## Instructions for the task:
Your task is to transcribe the records exactly, skipping every image.

## Exercise materials:
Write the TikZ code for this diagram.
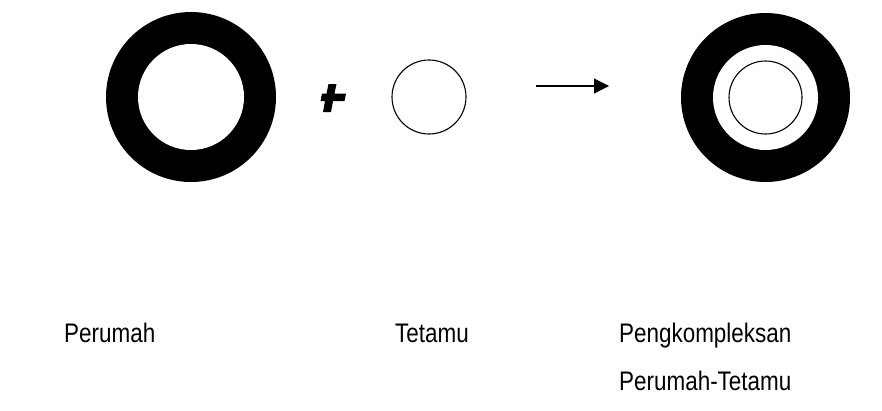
\documentclass[tikz,border=0pt]{standalone}
\usepackage{fontspec}
\setmainfont{Liberation Sans}
\usetikzlibrary{arrows.meta}
\newcommand{\tallt}[1]{\scalebox{1.02}[1.22]{#1}}
\begin{document}
\begin{tikzpicture}[x=1pt,y=-1pt,
  ringout/.style={circle,fill=black,draw=none,inner sep=0pt,minimum size=#1},
  ringin/.style={circle,fill=white,draw=none,inner sep=0pt,minimum size=#1},
  thin/.style={circle,draw=black,line width=1.1pt,fill=white,inner sep=0pt,minimum size=#1},
  lbl/.style={anchor=base west,inner sep=0pt,font=\fontsize{22}{26}\selectfont}]
\useasboundingbox[fill=white] (0,0) rectangle (882,410);
% host
\node[ringout=170pt] (hostout) at (191,97) {};
\node[ringin=106pt] (hostin) at (191,97) {};
% plus
\fill[black] (328.5,84) -- (336.5,84) -- (334.5,93.5) -- (346,93.5) -- (344.5,101) -- (333,101) -- (331,112) -- (323,112) -- (325,101) -- (320.5,101) -- (322,93.5) -- (326.5,93.5) -- cycle;
% guest
\node[thin=74pt] (guest) at (429,97) {};
% arrow
\coordinate (a1) at (536,86);
\coordinate (a2) at (609,86);
\draw[line width=1.1pt,-{Triangle[length=15pt,width=15pt]}] (a1) -- (a2);
% complex
\node[ringout=169pt] (cxout) at (765.5,97.5) {};
\node[ringin=105pt] (cxin) at (765.5,97.5) {};
\node[thin=73pt] (cxguest) at (765.5,97.5) {};
% labels
\node[lbl] (l1) at (64,342) {\tallt{Perumah}};
\node[lbl] (l2) at (395,342) {\tallt{Tetamu}};
\node[lbl] (l3) at (619,342) {\tallt{Pengkompleksan}};
\node[lbl] (l4) at (619,390) {\tallt{Perumah-Tetamu}};
\end{tikzpicture}
\end{document}
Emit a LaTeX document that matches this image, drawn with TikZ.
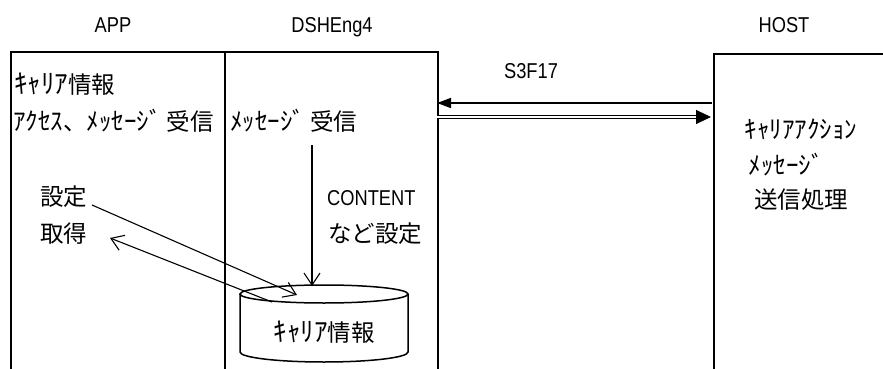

## Complete output:
Write the TikZ code for this diagram.
\documentclass[tikz,border=0pt]{standalone}
\usepackage{fontspec}
\setmainfont{Liberation Sans}
\usetikzlibrary{arrows.meta}
\newcommand{\tallt}[1]{\scalebox{1.02}[1.22]{#1}}
\begin{document}
\begin{tikzpicture}[x=1pt,y=-1pt,
  ringout/.style={circle,fill=black,draw=none,inner sep=0pt,minimum size=#1},
  ringin/.style={circle,fill=white,draw=none,inner sep=0pt,minimum size=#1},
  thin/.style={circle,draw=black,line width=1.1pt,fill=white,inner sep=0pt,minimum size=#1},
  lbl/.style={anchor=base west,inner sep=0pt,font=\fontsize{22}{26}\selectfont}]
\useasboundingbox[fill=white] (0,0) rectangle (882,410);
% host
\node[ringout=170pt] (hostout) at (191,97) {};
\node[ringin=106pt] (hostin) at (191,97) {};
% plus
\fill[black] (328.5,84) -- (336.5,84) -- (334.5,93.5) -- (346,93.5) -- (344.5,101) -- (333,101) -- (331,112) -- (323,112) -- (325,101) -- (320.5,101) -- (322,93.5) -- (326.5,93.5) -- cycle;
% guest
\node[thin=74pt] (guest) at (429,97) {};
% arrow
\coordinate (a1) at (536,86);
\coordinate (a2) at (609,86);
\draw[line width=1.1pt,-{Triangle[length=15pt,width=15pt]}] (a1) -- (a2);
% complex
\node[ringout=169pt] (cxout) at (765.5,97.5) {};
\node[ringin=105pt] (cxin) at (765.5,97.5) {};
\node[thin=73pt] (cxguest) at (765.5,97.5) {};
% labels
\node[lbl] (l1) at (64,342) {\tallt{Perumah}};
\node[lbl] (l2) at (395,342) {\tallt{Tetamu}};
\node[lbl] (l3) at (619,342) {\tallt{Pengkompleksan}};
\node[lbl] (l4) at (619,390) {\tallt{Perumah-Tetamu}};
\end{tikzpicture}
\end{document}
Emit a LaTeX document that matches this image, drawn with TikZ.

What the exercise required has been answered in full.